FX Trading - The Market Process Lives!
Turning to the news ...

We got a bit of a surprise yesterday. In the US, existing home sales rose. That's right ... sales of existing homes did not fall ... sales of existing homes did not stay the same. They rose.

Now I ask, 'Why did home sales rise?'

Was it because the government has told us that a stimulus package and aid to US homeowners is a must? Did they rise because new-to-the-market home buyers said to themselves, "I'll buy this house now, and if I can't afford it I'm sure the government will help me out' ...?

I would say that's NOT how it went down. Though I hope I'm right about that because the government seems to be trying it's hardest to create a culture of unaccountability and complacency.

In any case, I'd agree with most of the commentary surfacing yesterday afternoon as to why existing home sales actually jumped - an extreme drop in prices.

For those who may be caught up in the "government-will-make-it-right" mentality, asset prices rise and fall because of fluctuations in supply and demand. It's how the market balances itself out without official intervention; the invisible hand versus the clearly visible and mostly interfering hand.

Anyway, to get back to my point, yesterday's existing home sales data is a sign the market forces are working. People will be able to afford homes as prices come down. Sure, it'll be at the detriment to some sellers, but you can bet that lessons will be learned.

Poor decisions will less likely be repeated by the financially afflicted. Home buyers will be in houses because they can actually afford them. They won't be in a house because they found a bank that found a way to find a loan they couldn't afford and make it "affordable" ... with traditional buying requirements (down payment, proof of income, etc.) removed.

This is the way the market process cleanses the economy. It's something we shouldn't be scared of; it's something we should definitely take note of; it's something that's happening elsewhere, right now, and on a grander scale.

 Before the Olympics

Before the Beijing Olympics back in August of 2008, Chinese companies were warned that many would need to be shut down so that China could be nice and clean for its Olympic visitors. So what did they do ... they ramped up production of all the stuff they're notorious for producing with the anticipation of shutting their doors and stopping business for a month.

When they returned to business as usual (note: most factories never re-opened and others shut down following the games), they returned with an inventory glut to an environment of waning demand.

Months later the inventory still isn't moving how they'd like. Chinese manufacturing growth showed legitimate slowdown in the last months of 2008. The culprit is disappearing demand.

What has to happen? Well, in this environment, for demand to return for such items, China needs to work down excess inventory. They'll do this by dropping prices and keeping their fingers crossed.

I say keeping their fingers crossed because, of course, they've still got to have buyers even after prices fall.
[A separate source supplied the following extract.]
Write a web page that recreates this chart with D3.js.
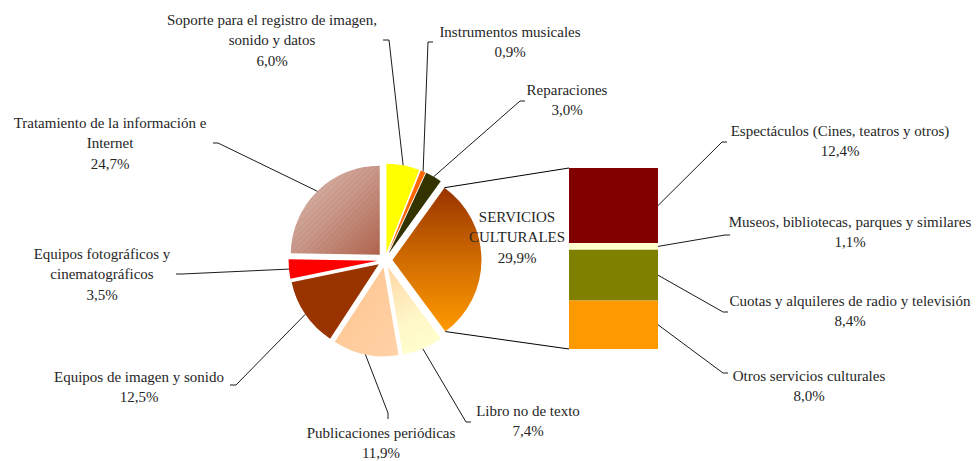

And it seems that finding buyers could very much be an impossible task these days.

Demand-side stimulation is the goal right now. But because of the way consumer attitudes have shifted, this goal might very-well be unattainable. With that, the market process is going to have a lot of work to do on the supply-side of things.

I think it'll live up to the task if we let it. And we just may be pleasantly surprised with the job it does.

No pain, no gain.

"A journey of a thousand miles begin with a single step."